Thanks, guys. Lots of good advice! Well, first off, it's a GM, not a GMC like I said first.

luvrbus: Obviously it is not an original dipstick, cause it's 24" long and has "F" with two dots punched in it at 21-1/2" and "L" with two dots at 22-1/2". If you could check those measurements for me, that would be great!

John316: As for an intro, I just got on here and don't really know my way around the site yet. I saw something about an intro when I first got on but I don't remember how to get back there. I'll scare up some pics of the bus and try to find the right place to put them. I was also wondering where I should put a pic for the avatar on the forum. I looked and looked and couldn't see it anywhere.

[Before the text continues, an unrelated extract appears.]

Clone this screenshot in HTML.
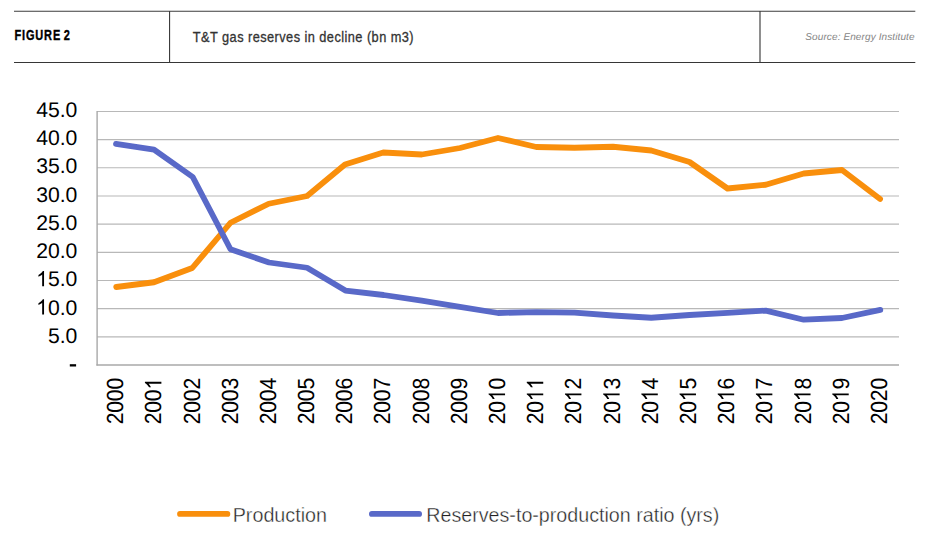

I know it's there somewhere, but each site is different and I just haven't located it yet.

akroyaleagle: Seeing as how this bus is sitting almost on the ground, I am wondering if there's an easy way to drain the oil rather than crawl under and pull the plug. I saw a drill-powered pump somewhere. Could I drop a tube in the fill pipe and suck the oil out with one of those? If so, how long a tube would I need? And if these things are as forgiving as it sounds, how low can it get when the chips are down, and not shell the engine?

BTW, Joe, I spent some of my growing-up years just up the road from you at Redfield. Every summer my church would have camp meeting at the fairgrounds there in Huron. Small world! But we are near Martinsburg, WV, now, in case someone near here can give me a source for the Delo 100 oil. Advance Auto Parts has Delo 400 but it's multigrade.

RickB: I wonder if any of the safeguards extended to the transmission? Some time after I got it I was driving home from a shop when the transmission light started blinking, and it wouldn't pull our steep driveway. Had to get our Grand Caravan out front to help it pull up onto flat ground. Discovered the transmission was TWO GALLONS low. Haven't had it out since I refilled it, but I'm wondering how much permanent damage, if any, that would do to it. It moves ok on flat ground if that is the criterion.

On another part of the bus, my air bags leak down rather quickly, some in a few hours and others in a few days. Can anyone preview what I'm likely to find under there that would leak that bad? I haven't been under it so I don't even know if it is metal or plastic tubing.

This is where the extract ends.